The myth of Minotaur tells the story of greed and tyranny, which led Minos to deny a sacrificial bull to Poseidon. The angry god punished the king by making his wife fall in love with the bull. The fruit of this union was the monster Minotaur, half-bull, half-man. Full of shame, Minos imprisoned the monster in a labyrinth – a word which comes from the Greek “labrys” and refers to the double axe – the symbol of the supremacy of the Cretan Mother Goddess. The deeper meaning of the labyrinth is associated with the feminine life giving force, the earth-bound instinctual nature of our bodies. The centre of the labyrinth is the goddess’s womb.

The Minoan double axe
The power of nature and instincts, the Greek zoe, the sheer life force – this is how the ancients perceived the bull. Only a woman – Ariadne – knew the way around the labyrinth into its centre. It seems that this first labyrinth was designed to guard the darkest heart of nature and to keep its secrets from the solar, upper-world consciousness. Alternatively, it symbolized the fear of Minos, that is the ego consciousness, of the bestial instincts, which he tried to repress.

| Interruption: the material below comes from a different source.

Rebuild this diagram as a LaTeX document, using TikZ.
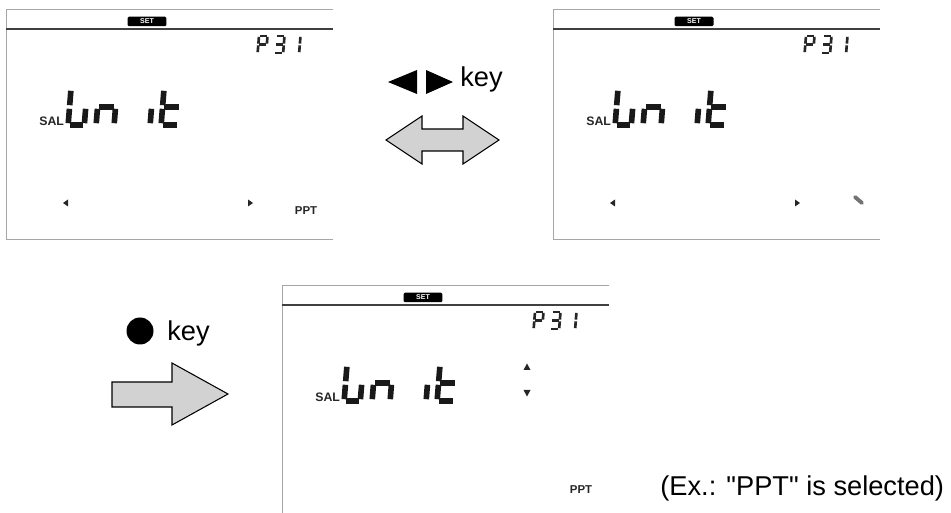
\documentclass[tikz,border=0pt]{standalone}
\usepackage{fontspec}
\setmainfont{Liberation Sans}
\usetikzlibrary{positioning}

% segments of one LCD digit, cell 10 x 20, y running down
\def\lcdSa{(1,0) -- (9,0)}
\def\lcdSb{(10,1) -- (10,9)}
\def\lcdSc{(10,11) -- (10,19)}
\def\lcdSd{(1,20) -- (9,20)}
\def\lcdSe{(0,11) -- (0,19)}
\def\lcdSf{(0,1) -- (0,9)}
\def\lcdSg{(1,10) -- (9,10)}

\newcommand{\lcddigit}[5]{%
  \begin{scope}[shift={(#1,#2)}, xslant=0.08, scale=#3]
    \foreach \s in {#4} {\draw[#5] \csname lcdS\s\endcsname;}
  \end{scope}}

% frame, SET mark, P31 and SAL Unit
\newcommand{\lcdscreen}[1]{%
  \draw[lcdframe] (0,#1) -- (0,0) -- (327,0);
  \draw[lcdbar] (0,20) -- (327,20);
  \node[setbox] (set) at (141,12.5) {SET};
  \lcddigit{253}{27}{0.85}{a,b,f,g,e}{lcdsmall}
  \lcddigit{270}{27}{0.85}{a,b,g,c,d}{lcdsmall}
  \lcddigit{286}{27}{0.85}{b,c}{lcdsmall}
  \node[lcdlabel, anchor=south west] (sal) at (33,117) {SAL};
  \lcddigit{65}{80}{1.8}{f,e,d,c}{lcdbig, xscale=0.9}
  \lcddigit{93}{80}{1.8}{g,e,c}{lcdbig}
  \lcddigit{147}{80}{1.8}{e}{lcdbig}
  \lcddigit{158}{80}{1.8}{f,e,g,d}{lcdbig}
}

\begin{document}
\begin{tikzpicture}[
    x=0.02cm, y=-0.02cm,
    lcdframe/.style={draw=gray!70, line width=0.5pt},
    lcdbar/.style={draw=black!75, line width=1.2pt},
    setbox/.style={fill=black, rounded corners=0.8pt, text=white, inner sep=0pt,
        minimum width=0.78cm, minimum height=0.19cm, font=\fontsize{4}{4}\selectfont\bfseries},
    lcdlabel/.style={inner sep=0pt, text=black!85, font=\fontsize{7}{8}\selectfont\bfseries},
    lcdbig/.style={line width=3.2pt, black!90},
    lcdsmall/.style={line width=1.5pt, black!85},
    tick/.style={fill=black!85},
    keytext/.style={inner sep=0pt, font=\fontsize{15.5}{18}\selectfont},
    blockarrow/.style={draw=black, line width=0.6pt, fill=gray!35, line join=miter}
]
\useasboundingbox (0,0) rectangle (951,513);

% screen before
\begin{scope}[shift={(6,9)}, name prefix=before-]
  \lcdscreen{230}
  \draw[lcdframe] (0,230) -- (327,230);
  \fill[tick] (57,194) -- (62,190.5) -- (62,197.5) -- cycle;
  \fill[tick] (247,194) -- (242,190.5) -- (242,197.5) -- cycle;
  \node[lcdlabel, font=\fontsize{6.5}{7}\selectfont\bfseries] (unit) at (300,202) {PPT};
\end{scope}

% screen while blinking
\begin{scope}[shift={(553,9)}, name prefix=blink-]
  \lcdscreen{230}
  \draw[lcdframe] (0,230) -- (327,230);
  \fill[tick] (57,194) -- (62,190.5) -- (62,197.5) -- cycle;
  \fill[tick] (247,194) -- (242,190.5) -- (242,197.5) -- cycle;
  \draw[line width=2.2pt, black!55, line cap=round] (302,188) -- (309,194);
\end{scope}

% screen after
\begin{scope}[shift={(282,285)}, name prefix=after-]
  \lcdscreen{228}
  \fill[tick] (245,78.5) -- (241.5,85) -- (248.5,85) -- cycle;
  \fill[tick] (245,111.5) -- (241.5,105) -- (248.5,105) -- cycle;
  \node[lcdlabel, font=\fontsize{6.5}{7}\selectfont\bfseries] (unit) at (299,205) {PPT};
\end{scope}

% left/right keys
\fill (388,82) -- (417,70) -- (417,94) -- cycle;
\fill (453,82) -- (426,70) -- (426,94) -- cycle;
\node[keytext, anchor=base west] (lrkey) at (460,87) {key};
\draw[blockarrow] (386,140) -- (422,116) -- (422,129) -- (463,129) -- (463,116)
    -- (499,140) -- (463,164) -- (463,151) -- (422,151) -- (422,164) -- cycle;

% enter key
\fill (140,331) circle[radius=13.5];
\node[keytext, anchor=base west] (okkey) at (167,341) {key};
\draw[blockarrow] (112,382) -- (172,382) -- (172,363) -- (228,394)
    -- (172,425) -- (172,407) -- (112,407) -- cycle;

\node[keytext, anchor=base west] (note) at (660,496)
    {(Ex.: \textquotedbl PPT\textquotedbl{} is selected)};
\end{tikzpicture}
\end{document}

“The Minotaur” by George Frederic Watts
Interestingly, also in Christianity the labyrinths were constructed to worship Mother Goddess. The most famous example is the stone Labyrinth from the cathedral in Chartres. It is believed that originally it had the image of Minotaur in its centre, but it was later removed. Now the centre of the Labyrinth features the Mystic Rose, emblem of Mary on the one hand and the ultimate symbol of the Self and the union of the opposites on the other.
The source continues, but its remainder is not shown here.